#### Task instructions:
Give a verbatim copy of the lines below, minus the pictures.

**********

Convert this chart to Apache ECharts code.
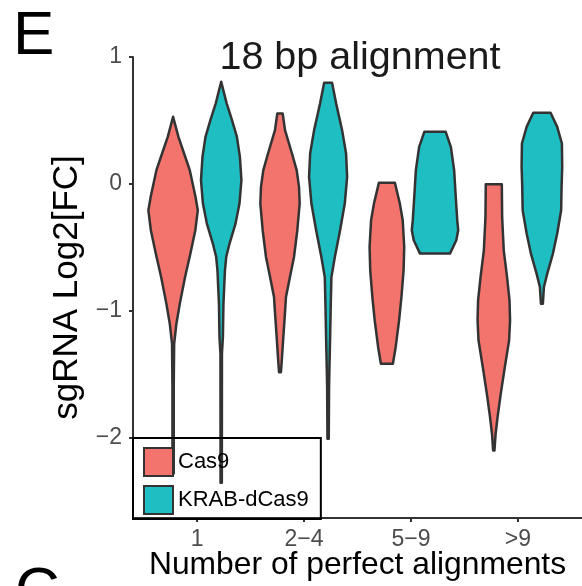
<!DOCTYPE html>
<html>
<head>
<meta charset="utf-8">
<script src="https://cdn.jsdelivr.net/npm/echarts@6/dist/echarts.min.js"></script>
<style>
  html, body { margin: 0; padding: 0; background: #fff; }
  #chart { width: 582px; height: 586px; }
</style>
</head>
<body>
<div id="chart"></div>
<script>
const categories = ['1', '2−4', '5−9', '>9'];
const groups = ['Cas9', 'KRAB-dCas9'];
const yTicks = [-2, -1, 0, 1];

// violin outlines: log2FC level and half-width (in category units) at that level
const cas9Levels = [
  [0.529, 0.371, 0.240, 0.109, -0.102, -0.207, -0.364, -0.548, -0.733, -0.942, -1.100, -1.258, -1.600, -2.280],
  [0.556, 0.424, 0.240, 0.109, -0.023, -0.154, -0.364, -0.575, -0.733, -0.890, -1.048, -1.206, -1.364, -1.482],
  [0.009, -0.154, -0.285, -0.496, -0.680, -0.890, -1.074, -1.285, -1.416],
  [-0.002, -0.259, -0.522, -0.733, -0.916, -1.074, -1.232, -1.442, -1.652, -1.837, -1.968, -2.099]
];
const cas9Widths = [
  [0.000, 0.050, 0.103, 0.156, 0.210, 0.231, 0.208, 0.162, 0.112, 0.063, 0.031, 0.010, 0.006, 0.006],
  [0.025, 0.047, 0.112, 0.156, 0.178, 0.184, 0.162, 0.131, 0.093, 0.056, 0.044, 0.031, 0.019, 0.009],
  [0.075, 0.121, 0.148, 0.162, 0.156, 0.136, 0.114, 0.082, 0.056],
  [0.075, 0.078, 0.093, 0.124, 0.147, 0.152, 0.143, 0.103, 0.065, 0.035, 0.017, 0.006]
];
const krabLevels = [
  [0.805, 0.635, 0.503, 0.371, 0.214, 0.030, -0.154, -0.312, -0.469, -0.575, -0.680, -0.942, -1.206, -1.337, -2.352],
  [0.797, 0.635, 0.424, 0.240, 0.056, -0.154, -0.364, -0.575, -0.733, -0.942, -1.206, -1.468, -1.600, -2.005],
  [0.411, 0.293, 0.109, -0.102, -0.285, -0.364, -0.443, -0.548],
  [0.561, 0.450, 0.319, 0.135, -0.023, -0.207, -0.390, -0.548, -0.706, -0.811, -0.942]
];
const krabWidths = [
  [0.000, 0.051, 0.101, 0.147, 0.175, 0.189, 0.171, 0.134, 0.078, 0.047, 0.035, 0.021, 0.016, 0.007, 0.006],
  [0.037, 0.075, 0.131, 0.168, 0.178, 0.156, 0.112, 0.063, 0.031, 0.025, 0.019, 0.012, 0.009, 0.006],
  [0.100, 0.148, 0.179, 0.194, 0.208, 0.217, 0.199, 0.140],
  [0.081, 0.143, 0.187, 0.190, 0.184, 0.180, 0.143, 0.103, 0.050, 0.019, 0.009]
];

const colors = ['#F2746C', '#1FBEC2'];
const FONT = '"Liberation Sans", Arial, sans-serif';

function violin(levels, widths, offset, color) {
  return function (params, api) {
    const i = params.dataIndex;
    const cx = i + 1 + offset;
    const ys = levels[i];
    const ws = widths[i];
    const right = ys.map((y, k) => api.coord([cx + ws[k], y]));
    const left = ys.map((y, k) => api.coord([cx - ws[k], y])).reverse();
    return {
      type: 'polygon',
      shape: { points: right.concat(left) },
      style: { fill: color, stroke: '#333333', lineWidth: 2.5, lineJoin: 'round' }
    };
  };
}

const chart = echarts.init(document.getElementById('chart'));
const slots = categories.map((c, i) => [i + 1, 0]);

chart.setOption({
  animation: false,
  title: {
    text: '18 bp alignment',
    left: 355,
    top: 33,
    textAlign: 'center',
    textStyle: { fontFamily: FONT, fontSize: 39.5, fontWeight: 'normal', color: '#1a1a1a' }
  },
  graphic: [
    { type: 'text', x: 13, y: 6, style: { text: 'E', font: '62px ' + FONT, fill: '#000' } },
    { type: 'text', x: 15, y: 562, style: { text: 'C', font: '62px ' + FONT, fill: '#000' } }
  ],
  legend: {
    orient: 'vertical',
    left: 133,
    top: 438,
    padding: [9, 12, 4, 10],
    itemGap: 8,
    itemWidth: 29,
    itemHeight: 28,
    icon: 'rect',
    borderColor: '#000',
    borderWidth: 2,
    textStyle: { fontFamily: FONT, fontSize: 22, color: '#000' },
    data: groups.map((g, i) => ({
      name: g,
      itemStyle: { color: colors[i], borderColor: '#333333', borderWidth: 2 }
    }))
  },
  grid: { left: 133, right: 0, top: 57, bottom: 68, containLabel: false, outerBoundsMode: 'none' },
  xAxis: {
    type: 'value',
    min: 0.4,
    max: 4.6,
    name: 'Number of perfect alignments',
    nameLocation: 'middle',
    nameGap: 31,
    nameMoveOverlap: false,
    nameTextStyle: { fontFamily: FONT, fontSize: 31.8, color: '#000' },
    axisLine: { onZero: false, lineStyle: { color: '#333', width: 2 } },
    axisTick: { customValues: [1, 2, 3, 4], length: 4, lineStyle: { color: '#333', width: 2 } },
    axisLabel: {
      customValues: [1, 2, 3, 4],
      formatter: (v) => categories[Math.round(v) - 1],
      margin: 10,
      fontFamily: FONT,
      fontSize: 23,
      color: '#4D4D4D'
    },
    splitLine: { show: false }
  },
  yAxis: {
    type: 'value',
    min: -2.63,
    max: 1.0,
    name: 'sgRNA Log2[FC]',
    nameLocation: 'middle',
    nameRotate: 90,
    nameGap: 41,
    nameTextStyle: { fontFamily: FONT, fontSize: 35, color: '#000' },
    axisLine: { show: true, onZero: false, lineStyle: { color: '#333', width: 2 } },
    axisTick: { show: true, customValues: yTicks, length: 4, lineStyle: { color: '#333', width: 2 } },
    axisLabel: {
      customValues: yTicks,
      formatter: (v) => (v < 0 ? '−' + Math.abs(v) : String(v)),
      margin: 11,
      fontFamily: FONT,
      fontSize: 23,
      color: '#4D4D4D'
    },
    splitLine: { show: false }
  },
  series: [
    {
      name: groups[0],
      type: 'custom',
      itemStyle: { color: colors[0] },
      encode: { x: 0, y: 1 },
      data: slots,
      renderItem: violin(cas9Levels, cas9Widths, -0.225, colors[0])
    },
    {
      name: groups[1],
      type: 'custom',
      itemStyle: { color: colors[1] },
      encode: { x: 0, y: 1 },
      data: slots,
      renderItem: violin(krabLevels, krabWidths, 0.225, colors[1])
    }
  ]
});
</script>
</body>
</html>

**********

#### Correct response:
Convert this chart to Apache ECharts code.
<!DOCTYPE html>
<html>
<head>
<meta charset="utf-8">
<script src="https://cdn.jsdelivr.net/npm/echarts@6/dist/echarts.min.js"></script>
<style>
  html, body { margin: 0; padding: 0; background: #fff; }
  #chart { width: 582px; height: 586px; }
</style>
</head>
<body>
<div id="chart"></div>
<script>
const categories = ['1', '2−4', '5−9', '>9'];
const groups = ['Cas9', 'KRAB-dCas9'];
const yTicks = [-2, -1, 0, 1];

// violin outlines: log2FC level and half-width (in category units) at that level
const cas9Levels = [
  [0.529, 0.371, 0.240, 0.109, -0.102, -0.207, -0.364, -0.548, -0.733, -0.942, -1.100, -1.258, -1.600, -2.280],
  [0.556, 0.424, 0.240, 0.109, -0.023, -0.154, -0.364, -0.575, -0.733, -0.890, -1.048, -1.206, -1.364, -1.482],
  [0.009, -0.154, -0.285, -0.496, -0.680, -0.890, -1.074, -1.285, -1.416],
  [-0.002, -0.259, -0.522, -0.733, -0.916, -1.074, -1.232, -1.442, -1.652, -1.837, -1.968, -2.099]
];
const cas9Widths = [
  [0.000, 0.050, 0.103, 0.156, 0.210, 0.231, 0.208, 0.162, 0.112, 0.063, 0.031, 0.010, 0.006, 0.006],
  [0.025, 0.047, 0.112, 0.156, 0.178, 0.184, 0.162, 0.131, 0.093, 0.056, 0.044, 0.031, 0.019, 0.009],
  [0.075, 0.121, 0.148, 0.162, 0.156, 0.136, 0.114, 0.082, 0.056],
  [0.075, 0.078, 0.093, 0.124, 0.147, 0.152, 0.143, 0.103, 0.065, 0.035, 0.017, 0.006]
];
const krabLevels = [
  [0.805, 0.635, 0.503, 0.371, 0.214, 0.030, -0.154, -0.312, -0.469, -0.575, -0.680, -0.942, -1.206, -1.337, -2.352],
  [0.797, 0.635, 0.424, 0.240, 0.056, -0.154, -0.364, -0.575, -0.733, -0.942, -1.206, -1.468, -1.600, -2.005],
  [0.411, 0.293, 0.109, -0.102, -0.285, -0.364, -0.443, -0.548],
  [0.561, 0.450, 0.319, 0.135, -0.023, -0.207, -0.390, -0.548, -0.706, -0.811, -0.942]
];
const krabWidths = [
  [0.000, 0.051, 0.101, 0.147, 0.175, 0.189, 0.171, 0.134, 0.078, 0.047, 0.035, 0.021, 0.016, 0.007, 0.006],
  [0.037, 0.075, 0.131, 0.168, 0.178, 0.156, 0.112, 0.063, 0.031, 0.025, 0.019, 0.012, 0.009, 0.006],
  [0.100, 0.148, 0.179, 0.194, 0.208, 0.217, 0.199, 0.140],
  [0.081, 0.143, 0.187, 0.190, 0.184, 0.180, 0.143, 0.103, 0.050, 0.019, 0.009]
];

const colors = ['#F2746C', '#1FBEC2'];
const FONT = '"Liberation Sans", Arial, sans-serif';

function violin(levels, widths, offset, color) {
  return function (params, api) {
    const i = params.dataIndex;
    const cx = i + 1 + offset;
    const ys = levels[i];
    const ws = widths[i];
    const right = ys.map((y, k) => api.coord([cx + ws[k], y]));
    const left = ys.map((y, k) => api.coord([cx - ws[k], y])).reverse();
    return {
      type: 'polygon',
      shape: { points: right.concat(left) },
      style: { fill: color, stroke: '#333333', lineWidth: 2.5, lineJoin: 'round' }
    };
  };
}

const chart = echarts.init(document.getElementById('chart'));
const slots = categories.map((c, i) => [i + 1, 0]);

chart.setOption({
  animation: false,
  title: {
    text: '18 bp alignment',
    left: 355,
    top: 33,
    textAlign: 'center',
    textStyle: { fontFamily: FONT, fontSize: 39.5, fontWeight: 'normal', color: '#1a1a1a' }
  },
  graphic: [
    { type: 'text', x: 13, y: 6, style: { text: 'E', font: '62px ' + FONT, fill: '#000' } },
    { type: 'text', x: 15, y: 562, style: { text: 'C', font: '62px ' + FONT, fill: '#000' } }
  ],
  legend: {
    orient: 'vertical',
    left: 133,
    top: 438,
    padding: [9, 12, 4, 10],
    itemGap: 8,
    itemWidth: 29,
    itemHeight: 28,
    icon: 'rect',
    borderColor: '#000',
    borderWidth: 2,
    textStyle: { fontFamily: FONT, fontSize: 22, color: '#000' },
    data: groups.map((g, i) => ({
      name: g,
      itemStyle: { color: colors[i], borderColor: '#333333', borderWidth: 2 }
    }))
  },
  grid: { left: 133, right: 0, top: 57, bottom: 68, containLabel: false, outerBoundsMode: 'none' },
  xAxis: {
    type: 'value',
    min: 0.4,
    max: 4.6,
    name: 'Number of perfect alignments',
    nameLocation: 'middle',
    nameGap: 31,
    nameMoveOverlap: false,
    nameTextStyle: { fontFamily: FONT, fontSize: 31.8, color: '#000' },
    axisLine: { onZero: false, lineStyle: { color: '#333', width: 2 } },
    axisTick: { customValues: [1, 2, 3, 4], length: 4, lineStyle: { color: '#333', width: 2 } },
    axisLabel: {
      customValues: [1, 2, 3, 4],
      formatter: (v) => categories[Math.round(v) - 1],
      margin: 10,
      fontFamily: FONT,
      fontSize: 23,
      color: '#4D4D4D'
    },
    splitLine: { show: false }
  },
  yAxis: {
    type: 'value',
    min: -2.63,
    max: 1.0,
    name: 'sgRNA Log2[FC]',
    nameLocation: 'middle',
    nameRotate: 90,
    nameGap: 41,
    nameTextStyle: { fontFamily: FONT, fontSize: 35, color: '#000' },
    axisLine: { show: true, onZero: false, lineStyle: { color: '#333', width: 2 } },
    axisTick: { show: true, customValues: yTicks, length: 4, lineStyle: { color: '#333', width: 2 } },
    axisLabel: {
      customValues: yTicks,
      formatter: (v) => (v < 0 ? '−' + Math.abs(v) : String(v)),
      margin: 11,
      fontFamily: FONT,
      fontSize: 23,
      color: '#4D4D4D'
    },
    splitLine: { show: false }
  },
  series: [
    {
      name: groups[0],
      type: 'custom',
      itemStyle: { color: colors[0] },
      encode: { x: 0, y: 1 },
      data: slots,
      renderItem: violin(cas9Levels, cas9Widths, -0.225, colors[0])
    },
    {
      name: groups[1],
      type: 'custom',
      itemStyle: { color: colors[1] },
      encode: { x: 0, y: 1 },
      data: slots,
      renderItem: violin(krabLevels, krabWidths, 0.225, colors[1])
    }
  ]
});
</script>
</body>
</html>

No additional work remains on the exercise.